|
Christopher Pekoc
Chris has been a good friend for many years. Recently, he won the Cleveland
Arts Prize and he also had a highly successful gallery show at Convivium 33
Gallery in Cleveland. The video presentation we created about Chris and his
work, The Beauty of Damage,
will accompany a nationally touring exhibition. The piece pictured below is
titled, “Tom’s Hand (Rearranging the Planets)” and was the cover image on the
1994 artist’s invitational at the Cleveland Museum of Art. The piece is now on
view in my office, which I hope you will come and see.
An extensive catalog of Chris’ work was beautifully designed by Tim Lachina
(who also did the new Telos Identity) and written by Chris and the talented art
historian Henry Adams. Henry has nailed Chris to the wall with highly charged
and well-written insight into the mysterious attraction of his art.
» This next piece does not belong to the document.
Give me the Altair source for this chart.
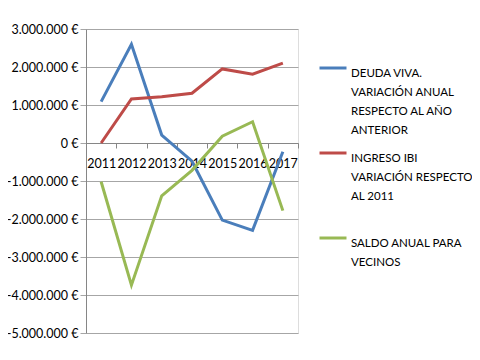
import altair as alt
import pandas as pd

years = ["2011", "2012", "2013", "2014", "2015", "2016", "2017"]
series_names = [
    "DEUDA VIVA.|VARIACIÓN ANUAL|RESPECTO AL AÑO|ANTERIOR",
    "INGRESO IBI|VARIACIÓN RESPECTO|AL 2011| ",
    "SALDO ANUAL PARA|VECINOS",
]
deuda = [1090000, 2600000, 210000, -480000, -2030000, -2300000, -230000]
ingreso = [0, 1160000, 1220000, 1310000, 1950000, 1810000, 2100000]
saldo = [-1020000, -3740000, -1390000, -720000, 180000, 560000, -1780000]
colors = ["#4A7EBB", "#BE4B48", "#98B954"]

rows = []
for name, vals in zip(series_names, [deuda, ingreso, saldo]):
    for y, v in zip(years, vals):
        rows.append({"year": y, "serie": name, "value": v})
df = pd.DataFrame(rows)

chart = alt.Chart(df).mark_line(strokeWidth=3).encode(
    x=alt.X("year:O", title=None,
            scale=alt.Scale(type="band", paddingInner=0, paddingOuter=0),
            axis=alt.Axis(labelAngle=0, offset=-190, tickBand="extent",
                          domainColor="#868686", tickColor="#868686",
                          tickSize=5, labelPadding=9, grid=False,
                          labelFont="Lato", labelFontSize=12.5, labelColor="#000000")),
    y=alt.Y("value:Q", title=None,
            scale=alt.Scale(domain=[-5000000, 3000000], nice=False),
            axis=alt.Axis(values=list(range(-5000000, 3000001, 1000000)),
                          format="$,.0f", grid=True, gridColor="#A6A6A6",
                          domainColor="#868686", tickColor="#A6A6A6", tickSize=6,
                          labelFont="Lato", labelFontSize=12.5, labelColor="#000000",
                          labelPadding=2)),
    color=alt.Color("serie:N",
                    scale=alt.Scale(domain=series_names, range=colors),
                    legend=alt.Legend(title=None, orient="none", legendX=232, legendY=24,
                                      symbolType="stroke", symbolStrokeWidth=3,
                                      symbolSize=729, labelExpr="split(datum.label, '|')",
                                      labelFont="Lato", labelFontSize=11.5, labelOffset=3,
                                      labelBaseline="top", rowPadding=1,
                                      labelColor="#000000", labelLimit=200)),
).properties(width=212, height=304, autosize=alt.AutoSizeParams(type="none"),
             padding={"left": 78, "top": 21, "right": 174, "bottom": 19}).configure_view(
    stroke=None
).configure(
    locale=alt.Locale(number=alt.NumberLocale(decimal=",", thousands=".", grouping=[3],
                                              currency=["", " €"], minus="-")),
    style={"guide-label": {"lineHeight": 19}}
)

chart.save("out.html", embed_options={"renderer": "svg", "actions": False})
Henry
explains and includes the pithy quotes of others, “The pieces have been coated
with shellac which gives them the appearance of having been preserved or of
being very old. ‘The overall effect is one of an aged manuscript that has
suffered the ravages of time.’ Frank Green has noted that ‘his collages have a
Renaissance feel’ they are at once battered and gorgeous.
John Wood has compared the effect to that of the shimmering mosaics of
Ravenna as well as the paintings of Gustav Klimt. Steven Litt has noted that his
work ‘is filed with a fin-de-siecle mood of gloom and decay in which beauty and
pain exist side by side.’ His spirit is elegiac, if not macabre: As Litt has
noted the seams look like post-operative sutures.